Dick Booth

Profile
- Positions: Halfback Punter

Personal information
- Born: July 13, 1918 Newell, West Virginia
- Died: November 25, 1987 (aged 69) East Liverpool, Ohio
- Listed height: 6 ft 1 in (1.85 m)
- Listed weight: 190 lb (86 kg)

Career information
- High school: East Liverpool
- College: Western Reserve

Career history
- Detroit Lions (1941, 1945);

Career statistics
- Rushing yards: 100
- Rushing Touchdowns: 1
- Receiving yards: 193
- Receiving Touchdowns: 1
- Passing yards: 135
- Passing Touchdowns: 2
- Stats at Pro Football Reference

= Dick Booth =

American football player (1918–1987)

Richard Thomas Booth (July 13, 1918 – November 25, 1987) was an American football player who played professional football in the National Football League (NFL) for the Detroit Lions in 1941 and 1945.

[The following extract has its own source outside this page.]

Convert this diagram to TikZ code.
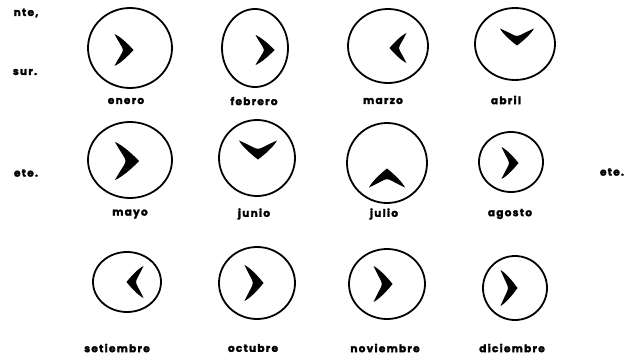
\documentclass[tikz,border=0pt]{standalone}
\usepackage{fontspec}
\newfontfamily\labfont[LetterSpace=12, BoldFeatures={FakeBold=2.5}]{Poppins}
\usetikzlibrary{shapes.geometric}
\newcommand\chev[5]{%
  \fill[shift={(#1,#2)}, rotate=#3, xscale=#4, yscale=#5]
    (0.5,0) .. controls (0.2,0.2) and (-0.2,0.42) .. (-0.5,0.5)
    .. controls (-0.26,0.22) and (-0.06,0.08) .. (-0.06,0)
    .. controls (-0.06,-0.08) and (-0.26,-0.22) .. (-0.5,-0.5)
    .. controls (-0.2,-0.42) and (0.2,-0.2) .. (0.5,0) -- cycle;}
\tikzset{
  month/.style={draw, line width=1.8pt, ellipse, inner sep=0pt},
  lab/.style={font=\labfont\bfseries\fontsize{10.5}{12}\selectfont, inner sep=0pt},
}
\begin{document}
\begin{tikzpicture}[x=1pt, y=-1pt]
\useasboundingbox (0,0) rectangle (638,359);
% side texts
\node[lab] (nte) at (26,13) {nte,};
\node[lab] (sur) at (25,72) {sur.};
\node[lab] (eteL) at (26,173) {ete.};
\node[lab] (eteR) at (612,172) {ete.};
% row 1
\node[month, minimum width=84pt, minimum height=80pt] (c1) at (130,48) {};
\node[month, minimum width=66pt, minimum height=78pt] (c2) at (255,48) {};
\node[month, minimum width=80pt, minimum height=74pt] (c3) at (388,46) {};
\node[month, minimum width=80pt, minimum height=72pt] (c4) at (515,44) {};
\node[lab] (l1) at (126,101) {enero};
\node[lab] (l2) at (254,101) {febrero};
\node[lab] (l3) at (383,101) {marzo};
\node[lab] (l4) at (506,100) {abril};
\chev{124}{50}{0}{19}{32}
\chev{265}{50}{0}{19}{30}
\chev{398}{48}{180}{17}{30}
\chev{517}{37}{-90}{17}{34}
% row 2
\node[month, minimum width=84pt, minimum height=76pt] (c5) at (130,160) {};
\node[month, minimum width=76pt, minimum height=76pt] (c6) at (257,158) {};
\node[month, minimum width=80pt, minimum height=80pt] (c7) at (387,163) {};
\node[month, minimum width=64pt, minimum height=60pt] (c8) at (511,162) {};
\node[lab] (l5) at (130,214) {mayo};
\node[lab] (l6) at (254,214) {junio};
\node[lab] (l7) at (384,214) {julio};
\node[lab] (l8) at (510,214) {agosto};
\chev{127}{161}{0}{24}{38}
\chev{258}{150}{-90}{19}{38}
\chev{387}{178}{90}{19}{36}
\chev{510}{163}{0}{17}{32}
% row 3
\node[month, minimum width=68pt, minimum height=60pt] (c9) at (127,282) {};
\node[month, minimum width=76pt, minimum height=72pt] (c10) at (257,283) {};
\node[month, minimum width=76pt, minimum height=70pt] (c11) at (387,284) {};
\node[month, minimum width=64pt, minimum height=64pt] (c12) at (515,288) {};
\node[lab] (l9) at (117,348) {setiembre};
\node[lab] (l10) at (253,348) {octubre};
\node[lab] (l11) at (385,348) {noviembre};
\node[lab] (l12) at (512,348) {diciembre};
\chev{135}{282}{180}{17}{32}
\chev{254}{283}{0}{19}{36}
\chev{383}{284}{0}{19}{36}
\chev{509}{288}{0}{17}{36}
\end{tikzpicture}
\end{document}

Booth was born in Newell, WV, before moving to East Liverpool, OH where he played high school football alongside his brother Bill, who would go on to play for the Ohio State Buckeyes football team. Dick Booth played college football at Western Reserve from 1938 to 1941, where he was instrumental in the 1941 Sun Bowl victory against Arizona State.